A segunda fase, entre 1955 e 1959, foi panfletária. O jornal entrava na adolescência. Nas palavras de Zé Maria: "essa é a que menos me emociona. É uma fase muito pesada, é a fase da adolescência, batendo aqui, batendo ali..." (informação verbal)*. O jornal muda o slogan: "Binômio - O Jornal da Semana, a maior tiragem da imprensa mineira". O governo de Bias Fortes, alvo constante de denúncias e matérias críticas, endurece a repressão ao jornal. Porém, Zé Maria destaca que "a cada violência, o jornal respondia no mesmo tom, praticando um jornalismo virulento, demolidor, sem paralelo no país" (RABÊLO, 1997, p.17). O Binômio deixa de ser quinzenal para ser semanal e enfrenta desafios na produção e na nova linguagem. O humor não era mais protagonista. Assumindo um estilo combativo e de posições radicais, aumentava sua popularidade e credibilidade, e ao mesmo tempo agregava mais inimigos, processos e edições apreendidas pela polícia. Leitores mais antigos protestavam com saudade das manchetes mais divertidas, outros entendiam o amadurecimento do jornal e aplaudiam seu novo propósito, afinal, recorda Zé Maria, "os dias eram outros e outro tinha de ser o jornal, embora sem renunciar a nenhum de seus compromissos. A mudança pouco a pouco se consolidou e nossa tiragem aumentava ainda mais" (RABÊLO, 1997, p. 32). Essa fase mais agressiva contou com inúmeras reportagens de denúncia, com um certo tom sensacionalista e uma linha mais objetiva na estrutura do texto.
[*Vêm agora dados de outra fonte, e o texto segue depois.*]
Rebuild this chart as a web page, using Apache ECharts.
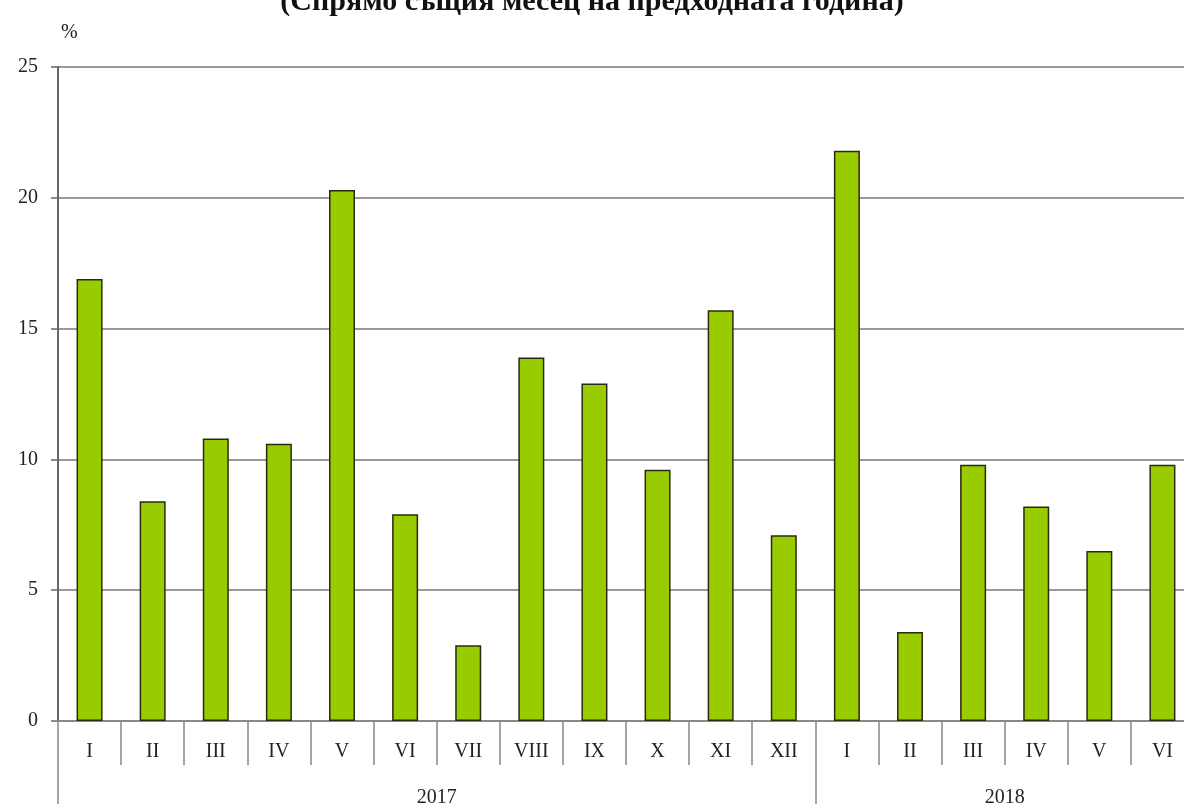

Em sua terceira fase, mantendo somente o nome "Binômio - O Jornal da Semana" (1960 - 1964), a posição do jornal, segundo Zé Maria, era a de adotar "uma linha ainda mais comprometida com seu momento histórico, transformando-se no porta-voz, em Minas, da campanha das reformas de base (agrária, urbana, fiscal, do ensino, da saúde, etc)" (RABÊLO, 1997, p. 17). Era a fase de "semanário que nós estávamos procurando ser", explica Zé Maria, "a fase da maturidade quando o Binômio quer ser uma grande publicação nacional e de grandes reportagens como a do Roberto Drummond sobre a compra do casal de retirantes Manuel e Francisca"*. A linha editorial adotada pelo jornal foi muito criticada. O apoio explícito a figuras do meio político (Jânio Quadros, Jango Goulart e Leonel Brizola, especialmente) e a inserção de matérias pagas e pautas mais comerciais começaram a descaracterizar o Binômio nascido em sombra e água fresca. Destaca-se aqui o desenho gráfico do jornal, chegando a maturidade e diferente de tudo o que foi produzido nos anos anteriores nas redações de Belo Horizonte e Juiz de Fora. Zé Maria relembra que nessa última fase a "parte de diagramação tinha um papel muito grande", e completa: "tem números preciosos que a gente fazia aqui com muita dificuldade para imprimir no Rio"*. Sempre explorada e em constante modificação, sua identidade visual atingiu grande aprimoramento no seu último ano implementando o 'Esquema-64' (ou 'Objetivo-64'), como parte do plano de transformar o jornal em um magazine "abolindo a manchete, aumentando o espaço do título e valorizando ao máximo as fotografias" (BOTELHO, 2000, p.64).